== THE INPUT ==
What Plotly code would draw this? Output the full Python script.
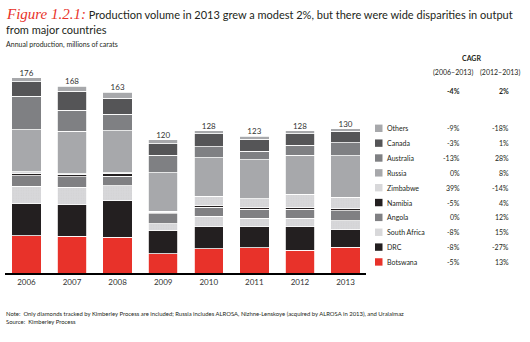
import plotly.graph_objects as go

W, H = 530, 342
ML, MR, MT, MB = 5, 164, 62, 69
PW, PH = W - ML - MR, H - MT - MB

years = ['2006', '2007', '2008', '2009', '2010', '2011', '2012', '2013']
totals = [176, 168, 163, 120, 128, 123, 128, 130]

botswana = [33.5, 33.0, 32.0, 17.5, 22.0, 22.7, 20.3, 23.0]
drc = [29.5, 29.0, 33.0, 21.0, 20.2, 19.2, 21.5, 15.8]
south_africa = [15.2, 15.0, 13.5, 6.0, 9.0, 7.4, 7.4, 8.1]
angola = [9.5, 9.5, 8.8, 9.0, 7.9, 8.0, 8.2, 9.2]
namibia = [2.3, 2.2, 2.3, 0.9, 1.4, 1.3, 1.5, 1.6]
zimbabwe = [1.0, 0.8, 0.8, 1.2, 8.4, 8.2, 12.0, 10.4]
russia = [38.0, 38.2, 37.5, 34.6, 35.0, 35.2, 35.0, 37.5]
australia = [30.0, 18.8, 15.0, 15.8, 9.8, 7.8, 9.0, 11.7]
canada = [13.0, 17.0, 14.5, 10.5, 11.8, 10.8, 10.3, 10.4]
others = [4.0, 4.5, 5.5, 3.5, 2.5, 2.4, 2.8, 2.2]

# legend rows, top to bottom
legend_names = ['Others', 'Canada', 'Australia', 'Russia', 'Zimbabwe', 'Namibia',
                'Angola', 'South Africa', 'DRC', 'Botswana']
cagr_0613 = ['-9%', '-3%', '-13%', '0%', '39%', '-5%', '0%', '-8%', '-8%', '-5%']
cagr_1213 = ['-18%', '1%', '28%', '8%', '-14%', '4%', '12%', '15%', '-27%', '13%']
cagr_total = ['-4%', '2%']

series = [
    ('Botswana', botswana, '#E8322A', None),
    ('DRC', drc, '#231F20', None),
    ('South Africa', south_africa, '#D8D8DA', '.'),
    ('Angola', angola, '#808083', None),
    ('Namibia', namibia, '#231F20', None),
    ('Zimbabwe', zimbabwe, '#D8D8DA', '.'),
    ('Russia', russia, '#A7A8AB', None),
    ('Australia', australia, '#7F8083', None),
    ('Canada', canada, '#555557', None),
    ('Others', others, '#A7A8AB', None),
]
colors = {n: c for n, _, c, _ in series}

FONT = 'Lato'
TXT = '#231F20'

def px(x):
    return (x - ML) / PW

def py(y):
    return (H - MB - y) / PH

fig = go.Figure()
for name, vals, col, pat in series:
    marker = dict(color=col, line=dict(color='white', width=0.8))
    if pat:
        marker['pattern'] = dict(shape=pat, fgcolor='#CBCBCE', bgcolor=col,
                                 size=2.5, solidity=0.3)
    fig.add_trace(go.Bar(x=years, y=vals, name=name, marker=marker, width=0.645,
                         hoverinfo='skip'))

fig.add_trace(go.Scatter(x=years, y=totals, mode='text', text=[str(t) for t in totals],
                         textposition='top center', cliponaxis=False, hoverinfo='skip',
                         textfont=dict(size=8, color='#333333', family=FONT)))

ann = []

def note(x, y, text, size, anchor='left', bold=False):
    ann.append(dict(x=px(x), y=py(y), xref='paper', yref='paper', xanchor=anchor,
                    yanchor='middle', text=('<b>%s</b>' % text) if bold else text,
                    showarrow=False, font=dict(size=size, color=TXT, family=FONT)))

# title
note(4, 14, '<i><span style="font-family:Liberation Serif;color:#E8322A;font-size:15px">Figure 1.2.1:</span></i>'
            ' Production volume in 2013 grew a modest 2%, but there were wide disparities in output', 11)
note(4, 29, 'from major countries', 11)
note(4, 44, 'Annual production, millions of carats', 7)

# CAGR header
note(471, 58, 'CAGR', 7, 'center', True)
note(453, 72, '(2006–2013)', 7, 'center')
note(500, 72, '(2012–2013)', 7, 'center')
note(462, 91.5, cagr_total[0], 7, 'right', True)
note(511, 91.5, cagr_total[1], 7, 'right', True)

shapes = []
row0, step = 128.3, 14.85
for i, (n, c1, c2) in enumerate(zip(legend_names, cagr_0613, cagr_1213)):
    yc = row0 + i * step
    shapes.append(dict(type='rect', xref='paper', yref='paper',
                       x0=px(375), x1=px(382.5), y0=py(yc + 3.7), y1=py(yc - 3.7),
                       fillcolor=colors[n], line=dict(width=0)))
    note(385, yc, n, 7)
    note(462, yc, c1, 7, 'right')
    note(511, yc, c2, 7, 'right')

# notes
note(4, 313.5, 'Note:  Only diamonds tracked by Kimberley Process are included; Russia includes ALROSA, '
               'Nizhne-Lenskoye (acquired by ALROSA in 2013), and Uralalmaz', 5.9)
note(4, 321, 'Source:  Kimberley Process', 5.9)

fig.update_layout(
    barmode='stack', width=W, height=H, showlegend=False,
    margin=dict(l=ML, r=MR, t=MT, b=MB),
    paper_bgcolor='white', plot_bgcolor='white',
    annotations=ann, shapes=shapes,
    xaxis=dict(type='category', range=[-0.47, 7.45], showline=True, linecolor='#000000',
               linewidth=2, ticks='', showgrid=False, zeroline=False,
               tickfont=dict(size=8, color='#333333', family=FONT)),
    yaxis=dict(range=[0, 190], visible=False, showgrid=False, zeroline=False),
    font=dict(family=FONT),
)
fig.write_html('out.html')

--

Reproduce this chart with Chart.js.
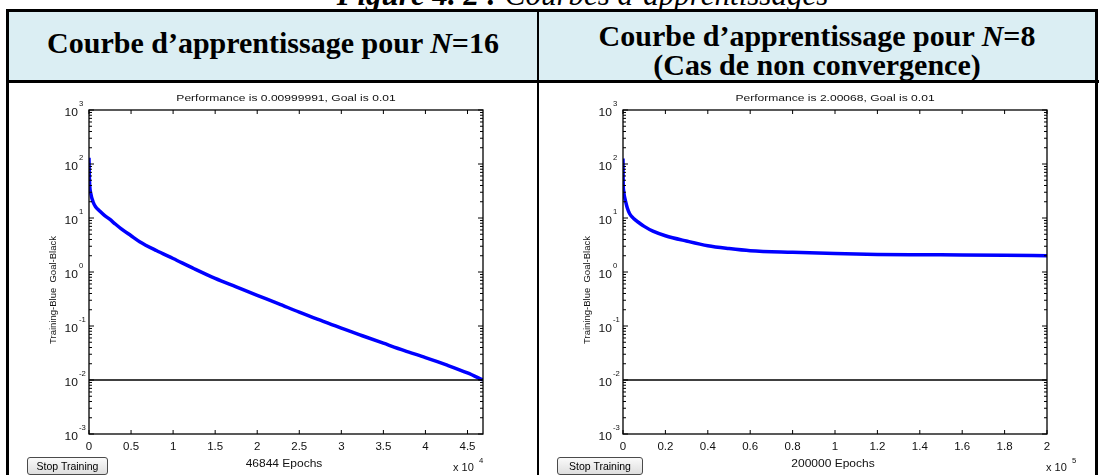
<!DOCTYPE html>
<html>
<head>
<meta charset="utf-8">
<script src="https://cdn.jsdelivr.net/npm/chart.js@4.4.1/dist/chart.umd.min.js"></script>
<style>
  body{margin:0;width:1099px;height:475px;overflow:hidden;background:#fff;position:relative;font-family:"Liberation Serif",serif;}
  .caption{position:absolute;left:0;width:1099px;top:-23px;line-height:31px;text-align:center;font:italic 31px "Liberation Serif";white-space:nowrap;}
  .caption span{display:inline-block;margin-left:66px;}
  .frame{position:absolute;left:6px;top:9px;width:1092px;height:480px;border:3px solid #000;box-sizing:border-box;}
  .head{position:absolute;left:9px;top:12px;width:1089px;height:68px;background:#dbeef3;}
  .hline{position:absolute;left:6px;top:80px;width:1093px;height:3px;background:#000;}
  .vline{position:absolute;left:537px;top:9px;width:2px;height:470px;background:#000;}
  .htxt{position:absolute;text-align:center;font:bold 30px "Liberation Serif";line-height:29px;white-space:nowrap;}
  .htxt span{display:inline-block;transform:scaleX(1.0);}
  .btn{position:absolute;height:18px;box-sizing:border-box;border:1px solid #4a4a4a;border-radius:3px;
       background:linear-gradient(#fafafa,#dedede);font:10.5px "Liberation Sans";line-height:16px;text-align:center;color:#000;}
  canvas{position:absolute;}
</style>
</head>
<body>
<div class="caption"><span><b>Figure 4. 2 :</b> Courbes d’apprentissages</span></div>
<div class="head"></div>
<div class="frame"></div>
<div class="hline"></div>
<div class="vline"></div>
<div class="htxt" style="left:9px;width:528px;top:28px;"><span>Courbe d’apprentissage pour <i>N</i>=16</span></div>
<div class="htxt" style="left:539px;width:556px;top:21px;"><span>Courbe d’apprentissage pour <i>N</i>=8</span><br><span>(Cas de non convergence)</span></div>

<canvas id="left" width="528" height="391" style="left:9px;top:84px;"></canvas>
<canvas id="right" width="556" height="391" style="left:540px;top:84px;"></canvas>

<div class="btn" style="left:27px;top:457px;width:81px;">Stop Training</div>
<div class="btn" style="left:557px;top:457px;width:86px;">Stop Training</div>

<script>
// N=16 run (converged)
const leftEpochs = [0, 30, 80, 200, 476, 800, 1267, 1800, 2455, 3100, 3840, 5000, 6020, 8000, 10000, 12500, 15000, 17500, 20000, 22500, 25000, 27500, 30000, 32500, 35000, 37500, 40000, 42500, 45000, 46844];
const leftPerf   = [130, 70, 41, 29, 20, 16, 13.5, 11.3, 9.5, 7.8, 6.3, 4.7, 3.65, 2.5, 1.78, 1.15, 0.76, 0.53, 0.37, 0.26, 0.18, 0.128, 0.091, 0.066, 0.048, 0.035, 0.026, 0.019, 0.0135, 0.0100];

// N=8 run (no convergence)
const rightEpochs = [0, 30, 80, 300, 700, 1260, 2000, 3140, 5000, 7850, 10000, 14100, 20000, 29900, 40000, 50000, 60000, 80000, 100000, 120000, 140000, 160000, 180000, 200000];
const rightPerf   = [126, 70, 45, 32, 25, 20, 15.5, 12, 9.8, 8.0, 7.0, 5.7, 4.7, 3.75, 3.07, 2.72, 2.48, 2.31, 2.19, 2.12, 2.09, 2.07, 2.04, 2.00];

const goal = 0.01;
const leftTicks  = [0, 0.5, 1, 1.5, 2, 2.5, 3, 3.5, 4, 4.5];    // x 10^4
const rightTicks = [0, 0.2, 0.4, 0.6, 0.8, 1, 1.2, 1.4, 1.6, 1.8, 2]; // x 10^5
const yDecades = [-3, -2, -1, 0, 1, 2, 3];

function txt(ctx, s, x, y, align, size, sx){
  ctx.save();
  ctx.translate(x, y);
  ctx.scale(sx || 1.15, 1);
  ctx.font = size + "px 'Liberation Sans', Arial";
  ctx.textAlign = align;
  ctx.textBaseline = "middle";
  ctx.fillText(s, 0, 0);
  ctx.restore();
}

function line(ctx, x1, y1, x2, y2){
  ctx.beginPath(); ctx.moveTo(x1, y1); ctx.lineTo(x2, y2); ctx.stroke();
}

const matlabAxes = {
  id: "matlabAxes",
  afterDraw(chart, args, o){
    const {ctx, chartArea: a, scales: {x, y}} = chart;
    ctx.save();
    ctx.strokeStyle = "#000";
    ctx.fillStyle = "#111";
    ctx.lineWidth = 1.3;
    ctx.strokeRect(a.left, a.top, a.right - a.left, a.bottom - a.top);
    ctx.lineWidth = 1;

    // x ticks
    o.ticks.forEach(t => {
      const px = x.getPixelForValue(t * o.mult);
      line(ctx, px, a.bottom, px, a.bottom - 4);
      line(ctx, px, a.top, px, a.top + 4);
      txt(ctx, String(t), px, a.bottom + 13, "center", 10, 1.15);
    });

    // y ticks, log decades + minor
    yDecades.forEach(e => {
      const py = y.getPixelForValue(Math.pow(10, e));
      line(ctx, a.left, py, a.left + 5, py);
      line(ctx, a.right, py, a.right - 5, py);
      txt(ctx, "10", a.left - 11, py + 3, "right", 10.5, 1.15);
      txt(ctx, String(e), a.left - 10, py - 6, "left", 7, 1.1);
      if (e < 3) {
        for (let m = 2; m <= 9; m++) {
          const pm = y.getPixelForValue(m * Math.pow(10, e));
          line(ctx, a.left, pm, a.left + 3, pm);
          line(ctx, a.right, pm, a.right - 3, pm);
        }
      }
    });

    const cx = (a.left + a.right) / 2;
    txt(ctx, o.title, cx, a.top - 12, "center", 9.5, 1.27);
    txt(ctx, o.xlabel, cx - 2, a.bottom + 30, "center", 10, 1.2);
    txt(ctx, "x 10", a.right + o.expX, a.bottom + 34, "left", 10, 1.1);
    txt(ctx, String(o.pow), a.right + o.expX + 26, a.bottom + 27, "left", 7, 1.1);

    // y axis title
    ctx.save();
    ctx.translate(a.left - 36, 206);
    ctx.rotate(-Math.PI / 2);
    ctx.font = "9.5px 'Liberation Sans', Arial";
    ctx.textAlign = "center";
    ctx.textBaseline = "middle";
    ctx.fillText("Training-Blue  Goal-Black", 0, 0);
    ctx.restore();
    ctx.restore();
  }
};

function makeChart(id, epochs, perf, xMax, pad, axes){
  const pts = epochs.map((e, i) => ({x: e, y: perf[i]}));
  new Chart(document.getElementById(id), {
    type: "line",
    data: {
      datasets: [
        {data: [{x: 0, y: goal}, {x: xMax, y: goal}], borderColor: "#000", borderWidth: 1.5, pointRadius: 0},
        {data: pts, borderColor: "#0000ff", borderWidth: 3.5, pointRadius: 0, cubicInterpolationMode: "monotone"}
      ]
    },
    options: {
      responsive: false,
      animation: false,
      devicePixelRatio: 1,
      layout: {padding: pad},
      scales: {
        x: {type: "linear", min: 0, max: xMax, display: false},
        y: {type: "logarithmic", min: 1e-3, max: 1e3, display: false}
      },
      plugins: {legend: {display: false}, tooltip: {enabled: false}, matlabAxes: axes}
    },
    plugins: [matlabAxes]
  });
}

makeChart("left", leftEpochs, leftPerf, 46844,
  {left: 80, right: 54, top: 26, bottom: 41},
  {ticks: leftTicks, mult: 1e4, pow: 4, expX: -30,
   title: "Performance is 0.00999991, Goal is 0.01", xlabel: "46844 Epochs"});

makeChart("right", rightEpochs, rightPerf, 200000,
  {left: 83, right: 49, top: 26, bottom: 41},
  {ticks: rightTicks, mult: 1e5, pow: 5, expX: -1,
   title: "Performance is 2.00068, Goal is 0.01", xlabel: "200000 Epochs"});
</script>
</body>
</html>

--

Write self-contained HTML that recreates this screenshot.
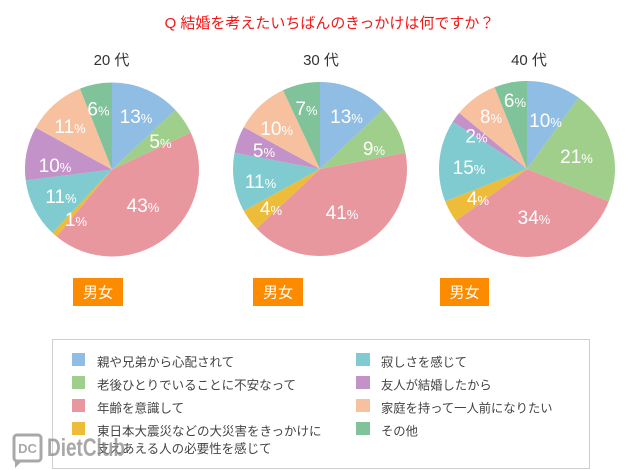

== SET EXERCISE ==
Between the line with "What Plotly code" and the line with "others = [4.0, 4.5, 5.5, 3.5, 2.5, 2.4, 2.8, 2.2]", ends included, lies the span to copy exactly; copy nothing else and leave out the pictures.

== COMPLETED EXERCISE ==
What Plotly code would draw this? Output the full Python script.
import plotly.graph_objects as go

W, H = 530, 342
ML, MR, MT, MB = 5, 164, 62, 69
PW, PH = W - ML - MR, H - MT - MB

years = ['2006', '2007', '2008', '2009', '2010', '2011', '2012', '2013']
totals = [176, 168, 163, 120, 128, 123, 128, 130]

botswana = [33.5, 33.0, 32.0, 17.5, 22.0, 22.7, 20.3, 23.0]
drc = [29.5, 29.0, 33.0, 21.0, 20.2, 19.2, 21.5, 15.8]
south_africa = [15.2, 15.0, 13.5, 6.0, 9.0, 7.4, 7.4, 8.1]
angola = [9.5, 9.5, 8.8, 9.0, 7.9, 8.0, 8.2, 9.2]
namibia = [2.3, 2.2, 2.3, 0.9, 1.4, 1.3, 1.5, 1.6]
zimbabwe = [1.0, 0.8, 0.8, 1.2, 8.4, 8.2, 12.0, 10.4]
russia = [38.0, 38.2, 37.5, 34.6, 35.0, 35.2, 35.0, 37.5]
australia = [30.0, 18.8, 15.0, 15.8, 9.8, 7.8, 9.0, 11.7]
canada = [13.0, 17.0, 14.5, 10.5, 11.8, 10.8, 10.3, 10.4]
others = [4.0, 4.5, 5.5, 3.5, 2.5, 2.4, 2.8, 2.2]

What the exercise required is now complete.